*Problem:* Exclude the pictures, then repeat the remaining data exactly.

*Supplied material:*
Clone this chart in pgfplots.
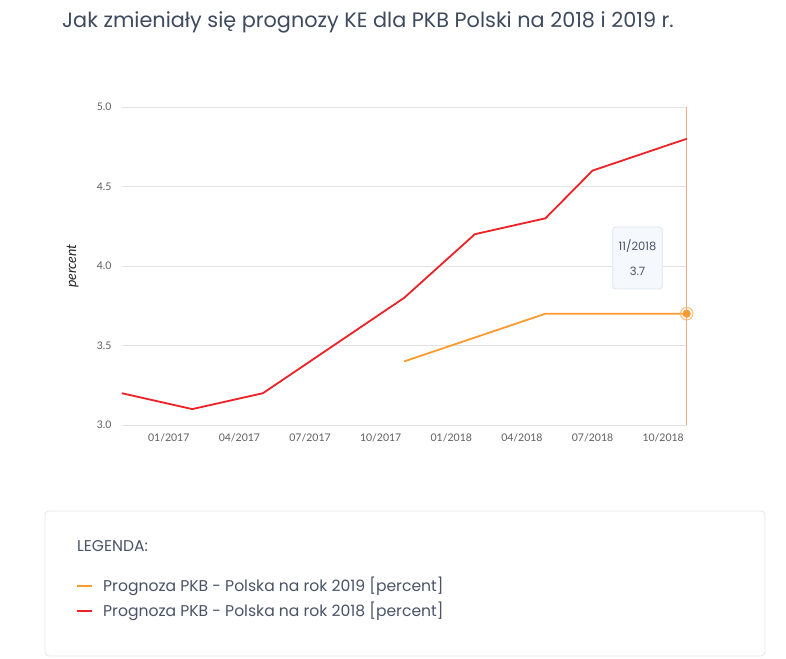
\documentclass[border=0pt]{standalone}
\usepackage{pgfplots}
\pgfplotsset{compat=1.18}
\usepackage{fontspec}
\setmainfont{Poppins}
\newfontfamily\latofont{Lato}
\definecolor{titlec}{HTML}{3E4A5E}
\definecolor{textc}{HTML}{4A5366}
\definecolor{tickc}{HTML}{5E5E5E}
\definecolor{gridc}{HTML}{E3E3E3}
\definecolor{redl}{HTML}{EC2227}
\definecolor{orgl}{HTML}{FF9A2E}
\definecolor{vline}{HTML}{F2A88E}
\definecolor{tipfill}{HTML}{F5F8FD}
\definecolor{tipdraw}{HTML}{DCE5F0}
\definecolor{boxdraw}{HTML}{E6E6E6}
\begin{document}
\begin{tikzpicture}[x=1pt,y=1pt]
\path[use as bounding box, fill=white] (0,0) rectangle (786,658);
\node[anchor=base west, inner sep=0pt, text=titlec, font=\fontsize{20.8}{24}\selectfont] at (62,630) {Jak zmieniały się prognozy KE dla PKB Polski na 2018 i 2019 r.};
\begin{axis}[
  at={(121.7pt,233pt)}, anchor=south west,
  scale only axis, width=565pt, height=318pt,
  xmin=0, xmax=24, ymin=3, ymax=5,
  axis line style={draw=none},
  major tick length=0pt,
  xtick={2,5,8,11,14,17,20,23},
  xticklabels={01/2017,04/2017,07/2017,10/2017,01/2018,04/2018,07/2018,10/2018},
  ytick={3,3.5,4,4.5,5},
  yticklabels={3.0,3.5,4.0,4.5,5.0},
  ymajorgrids, grid style={gridc, line width=0.9pt},
  xticklabel style={font=\latofont\fontsize{10.5}{12}\selectfont, text=tickc, anchor=north, inner sep=0pt, yshift=-9pt},
  yticklabel style={font=\latofont\fontsize{10.5}{12}\selectfont, text=tickc, anchor=east, inner sep=0pt, xshift=-10pt},
  ylabel={percent},
  ylabel style={font=\latofont\itshape\fontsize{14}{16}\selectfont, text=black!85, at={(axis description cs:-0.0867,0.5)}, anchor=center},
  clip=false,
]
\addplot[vline, line width=0.9pt] coordinates {(24,3) (24,5)};
\addplot[redl, line width=1.8pt] coordinates {
 (0,3.2) (3,3.1) (6,3.2) (12,3.8) (15,4.2) (18,4.3) (20,4.6) (24,4.8)};
\addplot[orgl, line width=1.8pt] coordinates {
 (12,3.4) (18,3.7) (20,3.7) (24,3.7)};
\addplot[only marks, mark=o, mark size=6.3pt, mark options={draw=orgl!65, line width=1pt}] coordinates {(24,3.7)};
\addplot[only marks, mark=*, mark size=3.8pt, mark options={draw=orgl, fill=orgl}] coordinates {(24,3.7)};
\end{axis}
% tooltip
\draw[tipdraw, fill=tipfill, rounded corners=3pt, line width=0.8pt] (612.7,369) rectangle (662.3,431);
\node[text=textc, font=\fontsize{11.5}{13}\selectfont, inner sep=0pt] at (637.5,412) {11/2018};
\node[text=textc, font=\fontsize{11.5}{13}\selectfont, inner sep=0pt] at (637.5,387) {3.7};
% legend box
\draw[boxdraw, fill=white, rounded corners=4pt, line width=0.8pt] (45,2) rectangle (765,147);
\node[anchor=west, inner sep=0pt, text=textc, font=\fontsize{15.6}{18}\selectfont] at (77,112) {LEGENDA:};
\draw[orgl, line width=2.8pt] (77,72) -- (92,72);
\node[anchor=west, inner sep=0pt, text=textc, font=\fontsize{15.6}{18}\selectfont] at (103,72) {Prognoza PKB - Polska na rok 2019 [percent]};
\draw[redl, line width=2.8pt] (77,47) -- (92,47);
\node[anchor=west, inner sep=0pt, text=textc, font=\fontsize{15.6}{18}\selectfont] at (103,47) {Prognoza PKB - Polska na rok 2018 [percent]};
\end{tikzpicture}
\end{document}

*Answer to this exercise:*
Clone this chart in pgfplots.
\documentclass[border=0pt]{standalone}
\usepackage{pgfplots}
\pgfplotsset{compat=1.18}
\usepackage{fontspec}
\setmainfont{Poppins}
\newfontfamily\latofont{Lato}
\definecolor{titlec}{HTML}{3E4A5E}
\definecolor{textc}{HTML}{4A5366}
\definecolor{tickc}{HTML}{5E5E5E}
\definecolor{gridc}{HTML}{E3E3E3}
\definecolor{redl}{HTML}{EC2227}
\definecolor{orgl}{HTML}{FF9A2E}
\definecolor{vline}{HTML}{F2A88E}
\definecolor{tipfill}{HTML}{F5F8FD}
\definecolor{tipdraw}{HTML}{DCE5F0}
\definecolor{boxdraw}{HTML}{E6E6E6}
\begin{document}
\begin{tikzpicture}[x=1pt,y=1pt]
\path[use as bounding box, fill=white] (0,0) rectangle (786,658);
\node[anchor=base west, inner sep=0pt, text=titlec, font=\fontsize{20.8}{24}\selectfont] at (62,630) {Jak zmieniały się prognozy KE dla PKB Polski na 2018 i 2019 r.};
\begin{axis}[
  at={(121.7pt,233pt)}, anchor=south west,
  scale only axis, width=565pt, height=318pt,
  xmin=0, xmax=24, ymin=3, ymax=5,
  axis line style={draw=none},
  major tick length=0pt,
  xtick={2,5,8,11,14,17,20,23},
  xticklabels={01/2017,04/2017,07/2017,10/2017,01/2018,04/2018,07/2018,10/2018},
  ytick={3,3.5,4,4.5,5},
  yticklabels={3.0,3.5,4.0,4.5,5.0},
  ymajorgrids, grid style={gridc, line width=0.9pt},
  xticklabel style={font=\latofont\fontsize{10.5}{12}\selectfont, text=tickc, anchor=north, inner sep=0pt, yshift=-9pt},
  yticklabel style={font=\latofont\fontsize{10.5}{12}\selectfont, text=tickc, anchor=east, inner sep=0pt, xshift=-10pt},
  ylabel={percent},
  ylabel style={font=\latofont\itshape\fontsize{14}{16}\selectfont, text=black!85, at={(axis description cs:-0.0867,0.5)}, anchor=center},
  clip=false,
]
\addplot[vline, line width=0.9pt] coordinates {(24,3) (24,5)};
\addplot[redl, line width=1.8pt] coordinates {
 (0,3.2) (3,3.1) (6,3.2) (12,3.8) (15,4.2) (18,4.3) (20,4.6) (24,4.8)};
\addplot[orgl, line width=1.8pt] coordinates {
 (12,3.4) (18,3.7) (20,3.7) (24,3.7)};
\addplot[only marks, mark=o, mark size=6.3pt, mark options={draw=orgl!65, line width=1pt}] coordinates {(24,3.7)};
\addplot[only marks, mark=*, mark size=3.8pt, mark options={draw=orgl, fill=orgl}] coordinates {(24,3.7)};
\end{axis}
% tooltip
\draw[tipdraw, fill=tipfill, rounded corners=3pt, line width=0.8pt] (612.7,369) rectangle (662.3,431);
\node[text=textc, font=\fontsize{11.5}{13}\selectfont, inner sep=0pt] at (637.5,412) {11/2018};
\node[text=textc, font=\fontsize{11.5}{13}\selectfont, inner sep=0pt] at (637.5,387) {3.7};
% legend box
\draw[boxdraw, fill=white, rounded corners=4pt, line width=0.8pt] (45,2) rectangle (765,147);
\node[anchor=west, inner sep=0pt, text=textc, font=\fontsize{15.6}{18}\selectfont] at (77,112) {LEGENDA:};
\draw[orgl, line width=2.8pt] (77,72) -- (92,72);
\node[anchor=west, inner sep=0pt, text=textc, font=\fontsize{15.6}{18}\selectfont] at (103,72) {Prognoza PKB - Polska na rok 2019 [percent]};
\draw[redl, line width=2.8pt] (77,47) -- (92,47);
\node[anchor=west, inner sep=0pt, text=textc, font=\fontsize{15.6}{18}\selectfont] at (103,47) {Prognoza PKB - Polska na rok 2018 [percent]};
\end{tikzpicture}
\end{document}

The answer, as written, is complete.